Given that much of Hampton Roads’ rental demand comes from relatively stable tenant pools (military personnel, students, port-related workers), landlords should tailor marketing and lease terms to these groups.

For example: offer lease durations that match military or academic calendars, highlight proximity to bases, campuses, or port-employment zones, and perhaps offer furnished or semi-furnished units for transient occupants.

Consider Affordable / Mid-Range Units as Long-Term Value

Because many renters particularly lower- and moderate-income households are cost burdened and face a shortage of affordable units, there remains demand for well-priced, affordable rentals.

For landlords with smaller units or older buildings, keeping rents mid-range and marketing toward affordability could result in stable long-term occupancy and lower turnover.

Get Ahead of Possible Economic Headwinds

While local demand remains relatively strong, statewide economic forecasts point to slower absorption overall due to weaker employment growth and reduced migration. 

Landlords should prepare for the possibility of softer demand by ensuring properties are well-maintained, diversifying their tenant base (military, students, families, workers), and being strategic with lease renewals and rent adjustments.

Actionable Recommendations for Landlords (Especially for Firms like Abrams Realty)


  • Conduct a rent-benchmark analysis: Compare your current rents to average asking rents in Hampton Roads. If you are below or at market, consider moderate increases to match rising market rates.

  • Segment your rental offerings: Have a mix of affordable/midrange units and higher-end units to appeal to different tenant demographics from cost-conscious renters to professionals.

  • Optimize lease terms for tenant types: Offer 9- to 12-month leases for students or military personnel, and flexible renewals this aligns with demand cycles and reduces vacancy risk.

  • Emphasize value-add amenities and services: Given rising rents and reduced concessions, quality maintenance, responsive management, and added perks (e.g., utilities concierge, filter delivery like what Abrams Realty offers) become differentiators.

  • Monitor local economic and job market conditions: Keep an eye on employment trends, port activity, military staffing levels, and migration to anticipate shifts in demand.

Risks and Challenges Ahead

Even with favorable current conditions, landlords should be mindful of potential headwinds:

  • Economic uncertainty may dampen demand.
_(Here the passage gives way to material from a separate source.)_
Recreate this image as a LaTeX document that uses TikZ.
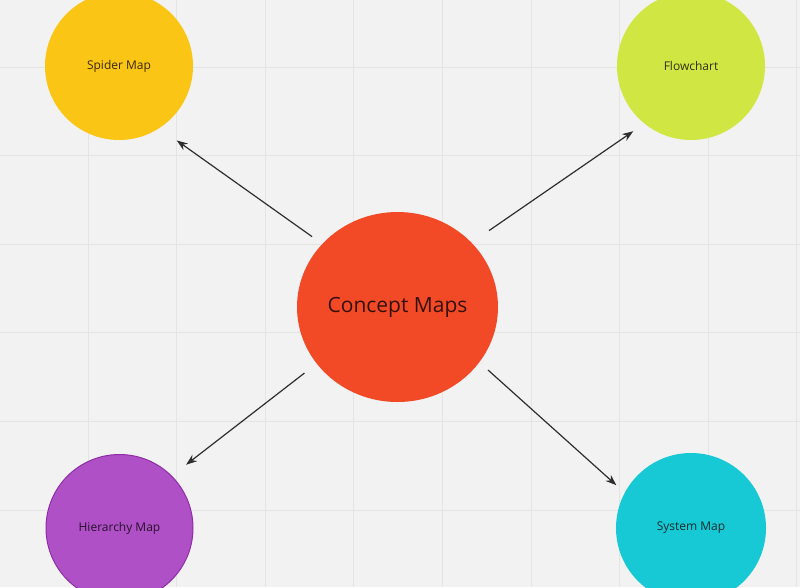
\documentclass[tikz,border=0pt]{standalone}
\usepackage{fontspec}
\setmainfont{Open Sans}
\usetikzlibrary{arrows.meta,shapes.geometric}
\definecolor{bg}{HTML}{F2F2F2}
\definecolor{gridc}{HTML}{E4E4E4}
\definecolor{spiderc}{HTML}{FBC515}
\definecolor{flowc}{HTML}{D0E643}
\definecolor{conceptc}{HTML}{F24A26}
\definecolor{hierc}{HTML}{B050C6}
\definecolor{hierb}{HTML}{8E2EA6}
\definecolor{systemc}{HTML}{16C9D4}
\definecolor{arrowc}{HTML}{2E2E2E}
\tikzset{
  bubble/.style={ellipse, inner sep=0pt, outer sep=0pt, text=black, text opacity=0.78,
    font=\fontsize{12}{14}\selectfont, minimum width=148pt, minimum height=148pt},
  bigbubble/.style={bubble, font=\fontsize{21}{25}\selectfont, minimum width=201pt, minimum height=190pt},
  link/.style={draw=arrowc, line width=1.2pt, -{Stealth[length=11pt,width=8pt]}},
  gridline/.style={draw=gridc, line width=1pt}
}
\begin{document}
\begin{tikzpicture}[x=1pt,y=-1pt]
\useasboundingbox (0,0) rectangle (800,587);
\clip (0,0) rectangle (800,587);
\fill[bg] (0,0) rectangle (800,587);
\foreach \k in {-1,...,8} {\draw[gridline] ({88+88.6*\k},0) -- ({88+88.6*\k},587);}
\foreach \k in {-1,...,6} {\draw[gridline] (0,{67+88.6*\k}) -- (800,{67+88.6*\k});}

\node[bubble, fill=spiderc] (spider) at (119,66) {Spider Map};
\node[bubble, fill=flowc] (flow) at (691,66) {Flowchart};
\node[bigbubble, fill=conceptc] (concept) at (397.5,307) {Concept Maps};
\node[bubble, fill=hierc, draw=hierb, line width=1pt, minimum width=147pt, minimum height=147pt] (hier) at (119.5,528) {Hierarchy Map};
\node[bubble, fill=systemc, minimum width=150pt, minimum height=150pt] (system) at (691,528) {System Map};

\draw[link, shorten <=12.6pt, shorten >=21.4pt] (concept.140.2) -- (spider.-57.7);
\draw[link, shorten <=21.3pt, shorten >=13.6pt] (concept.41.6) -- (flow.-129.2);
\draw[link, shorten <=15.6pt, shorten >=18.5pt] (concept.-145.8) -- (hier.45);
\draw[link, shorten <=11.8pt, shorten >=11.3pt] (concept.-34.8) -- (system.152.7);
\end{tikzpicture}
\end{document}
Slower job growth and reduced migration could affect occupancy in the medium term.

  • Affordability pressure: As rents rise, some renters may be stretched thin; this could lead to higher turnover or demand for smaller/cheaper units.

  • Competition from alternative housing types: Single-family rentals (SFR), condominiums, and other options may attract tenants seeking different living arrangements a trend amplified if mortgage rates or home prices ease.

  • Regulatory and housing-policy shifts: Virginia and local municipalities may respond to affordability concerns with policies that impact landlords (e.g. rent control proposals, tenant protection regulations).

Final Thoughts

For landlords in Hampton Roads in 2025, the market presents a cautiously optimistic landscape. With slowing new supply, stable to rising demand, and upward rent trends especially given continued affordability challenges for many renters conditions are generally landlord-friendly. However, a strategic and nuanced approach is critical: balancing rent increases with tenant affordability, tailoring offerings to key tenant segments (military, students, workers), and ensuring good property management morale will be key to sustaining occupancy and profitability.

For firms like Abrams Realty which already offer robust services (tenant screening, maintenance, owner/tenant portals, etc.)  2025 could be a great time to capitalize on the market dynamics. By leveraging your experience, service-first philosophy, and local knowledge, you can position your properties as among the most attractive in Hampton Roads.